** Problem statement **
Quote only the part that opens with the line containing "Write the matplotlib code for this chart." and closes with the line containing "from matplotlib.patches import Rectangle". Keep both of those lines.
[Start Entries shown]
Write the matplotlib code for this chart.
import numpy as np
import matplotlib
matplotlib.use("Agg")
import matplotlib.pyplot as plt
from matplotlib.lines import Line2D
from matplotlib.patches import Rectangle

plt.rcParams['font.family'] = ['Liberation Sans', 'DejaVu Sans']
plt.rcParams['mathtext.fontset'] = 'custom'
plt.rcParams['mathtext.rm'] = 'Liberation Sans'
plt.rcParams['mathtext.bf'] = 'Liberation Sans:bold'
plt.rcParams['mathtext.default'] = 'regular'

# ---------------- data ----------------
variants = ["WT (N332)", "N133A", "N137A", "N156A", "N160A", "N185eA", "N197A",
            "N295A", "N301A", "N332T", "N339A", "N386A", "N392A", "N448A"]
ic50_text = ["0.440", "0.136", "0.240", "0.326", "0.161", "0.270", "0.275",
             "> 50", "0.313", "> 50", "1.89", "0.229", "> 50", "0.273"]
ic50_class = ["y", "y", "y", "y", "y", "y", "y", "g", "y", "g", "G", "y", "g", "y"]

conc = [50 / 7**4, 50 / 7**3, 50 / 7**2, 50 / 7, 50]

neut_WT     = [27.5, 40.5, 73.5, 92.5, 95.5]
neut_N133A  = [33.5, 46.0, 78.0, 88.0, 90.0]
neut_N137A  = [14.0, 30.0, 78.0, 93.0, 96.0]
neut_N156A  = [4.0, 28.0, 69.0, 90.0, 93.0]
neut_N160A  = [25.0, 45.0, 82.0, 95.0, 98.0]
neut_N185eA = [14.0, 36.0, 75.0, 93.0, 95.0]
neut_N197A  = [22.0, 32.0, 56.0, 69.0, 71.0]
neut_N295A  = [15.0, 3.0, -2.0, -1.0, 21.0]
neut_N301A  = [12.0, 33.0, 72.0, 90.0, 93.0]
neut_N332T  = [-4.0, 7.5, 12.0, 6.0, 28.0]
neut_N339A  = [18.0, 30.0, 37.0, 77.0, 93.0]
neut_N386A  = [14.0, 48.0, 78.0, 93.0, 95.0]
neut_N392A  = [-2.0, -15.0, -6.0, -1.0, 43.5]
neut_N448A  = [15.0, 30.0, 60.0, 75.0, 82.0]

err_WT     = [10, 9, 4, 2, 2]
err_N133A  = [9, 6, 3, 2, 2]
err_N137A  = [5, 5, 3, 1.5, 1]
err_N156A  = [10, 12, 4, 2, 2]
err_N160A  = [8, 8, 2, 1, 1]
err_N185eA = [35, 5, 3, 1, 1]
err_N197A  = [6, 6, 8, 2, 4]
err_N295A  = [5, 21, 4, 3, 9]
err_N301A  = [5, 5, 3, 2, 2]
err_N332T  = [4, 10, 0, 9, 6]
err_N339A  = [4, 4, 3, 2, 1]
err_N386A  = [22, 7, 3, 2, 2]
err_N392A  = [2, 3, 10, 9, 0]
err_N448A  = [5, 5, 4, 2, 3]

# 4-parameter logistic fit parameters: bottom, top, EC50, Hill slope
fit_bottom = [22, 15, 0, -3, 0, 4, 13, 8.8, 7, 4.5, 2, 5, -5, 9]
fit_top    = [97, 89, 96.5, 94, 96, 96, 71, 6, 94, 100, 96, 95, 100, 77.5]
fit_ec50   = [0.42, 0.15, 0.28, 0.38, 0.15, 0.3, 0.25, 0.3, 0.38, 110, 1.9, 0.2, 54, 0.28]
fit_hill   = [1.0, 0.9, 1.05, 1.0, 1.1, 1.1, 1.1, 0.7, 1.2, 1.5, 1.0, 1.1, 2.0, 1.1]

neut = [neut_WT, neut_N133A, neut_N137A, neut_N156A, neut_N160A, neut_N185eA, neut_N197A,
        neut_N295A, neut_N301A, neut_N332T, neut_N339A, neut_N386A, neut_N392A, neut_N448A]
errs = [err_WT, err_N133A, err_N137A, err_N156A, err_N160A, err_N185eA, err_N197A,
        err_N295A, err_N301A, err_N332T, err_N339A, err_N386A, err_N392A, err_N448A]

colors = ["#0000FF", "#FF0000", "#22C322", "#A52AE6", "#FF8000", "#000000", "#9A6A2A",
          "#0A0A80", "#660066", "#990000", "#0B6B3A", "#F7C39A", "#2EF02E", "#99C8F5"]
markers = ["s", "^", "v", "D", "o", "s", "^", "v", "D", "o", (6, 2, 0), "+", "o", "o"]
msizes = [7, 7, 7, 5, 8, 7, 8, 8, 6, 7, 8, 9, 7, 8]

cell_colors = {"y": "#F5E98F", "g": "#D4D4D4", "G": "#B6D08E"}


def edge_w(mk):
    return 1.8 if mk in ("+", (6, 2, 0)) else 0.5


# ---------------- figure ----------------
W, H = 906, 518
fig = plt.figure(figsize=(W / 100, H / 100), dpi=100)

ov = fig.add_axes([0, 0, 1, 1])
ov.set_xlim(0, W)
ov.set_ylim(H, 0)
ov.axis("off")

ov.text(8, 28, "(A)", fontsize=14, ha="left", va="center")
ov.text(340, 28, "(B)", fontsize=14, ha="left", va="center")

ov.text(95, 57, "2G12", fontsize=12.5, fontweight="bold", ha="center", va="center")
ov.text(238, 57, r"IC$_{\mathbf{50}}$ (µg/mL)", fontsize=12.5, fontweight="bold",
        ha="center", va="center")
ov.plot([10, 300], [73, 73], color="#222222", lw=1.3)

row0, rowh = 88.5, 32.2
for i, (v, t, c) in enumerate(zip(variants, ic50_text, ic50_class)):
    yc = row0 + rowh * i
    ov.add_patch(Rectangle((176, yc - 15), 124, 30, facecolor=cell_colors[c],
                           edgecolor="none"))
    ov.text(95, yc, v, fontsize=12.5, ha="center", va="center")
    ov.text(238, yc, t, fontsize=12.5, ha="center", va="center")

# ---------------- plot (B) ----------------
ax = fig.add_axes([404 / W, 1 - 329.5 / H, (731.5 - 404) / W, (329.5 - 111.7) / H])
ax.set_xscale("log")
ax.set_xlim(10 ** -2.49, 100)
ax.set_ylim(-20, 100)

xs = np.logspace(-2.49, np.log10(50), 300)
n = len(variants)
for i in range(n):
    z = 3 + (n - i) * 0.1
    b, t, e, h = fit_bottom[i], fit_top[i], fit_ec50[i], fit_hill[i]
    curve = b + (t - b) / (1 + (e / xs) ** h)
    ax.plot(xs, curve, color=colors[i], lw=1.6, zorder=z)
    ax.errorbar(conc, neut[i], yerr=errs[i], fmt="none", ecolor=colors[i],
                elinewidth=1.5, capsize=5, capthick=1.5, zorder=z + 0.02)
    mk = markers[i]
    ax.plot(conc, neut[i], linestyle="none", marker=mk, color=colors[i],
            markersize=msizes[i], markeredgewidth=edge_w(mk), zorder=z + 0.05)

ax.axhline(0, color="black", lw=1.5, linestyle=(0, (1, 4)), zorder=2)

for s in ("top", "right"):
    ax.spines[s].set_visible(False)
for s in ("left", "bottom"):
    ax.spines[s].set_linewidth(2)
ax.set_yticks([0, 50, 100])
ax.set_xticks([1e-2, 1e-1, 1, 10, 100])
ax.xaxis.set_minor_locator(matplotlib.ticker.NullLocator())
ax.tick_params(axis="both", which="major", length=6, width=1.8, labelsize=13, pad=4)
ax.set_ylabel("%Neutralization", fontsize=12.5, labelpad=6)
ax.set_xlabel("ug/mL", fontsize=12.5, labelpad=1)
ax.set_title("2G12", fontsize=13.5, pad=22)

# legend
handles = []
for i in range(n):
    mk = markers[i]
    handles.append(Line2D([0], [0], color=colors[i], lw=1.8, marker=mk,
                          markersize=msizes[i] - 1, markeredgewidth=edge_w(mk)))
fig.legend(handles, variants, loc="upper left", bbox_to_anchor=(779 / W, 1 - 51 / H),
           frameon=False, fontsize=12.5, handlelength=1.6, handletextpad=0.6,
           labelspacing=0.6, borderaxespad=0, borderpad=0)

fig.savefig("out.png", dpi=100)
[End Entries shown]
[Start Entries shown]
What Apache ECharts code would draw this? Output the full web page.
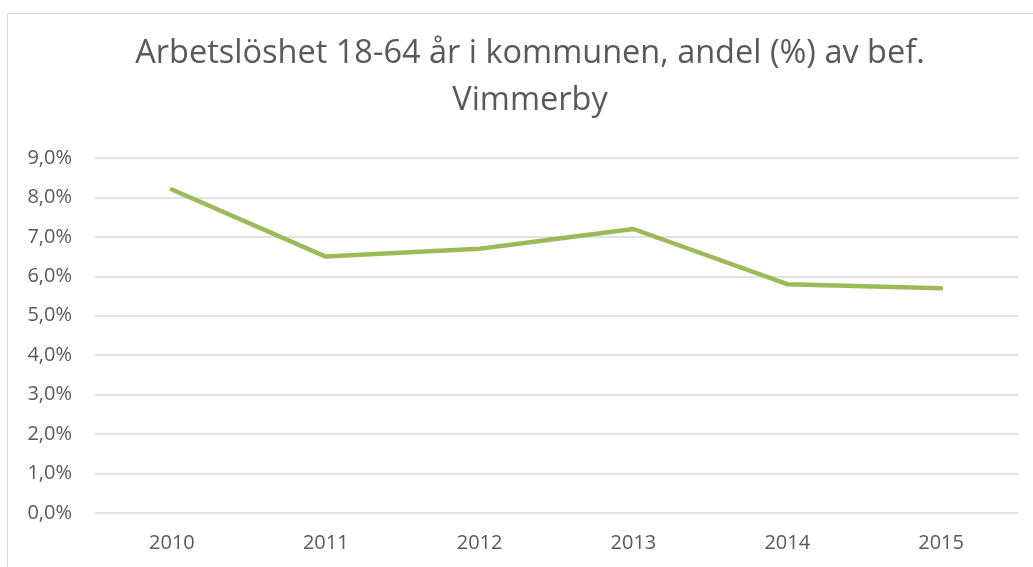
[End Entries shown]
** Finished task **
Write the matplotlib code for this chart.
import numpy as np
import matplotlib
matplotlib.use("Agg")
import matplotlib.pyplot as plt
from matplotlib.lines import Line2D
from matplotlib.patches import Rectangle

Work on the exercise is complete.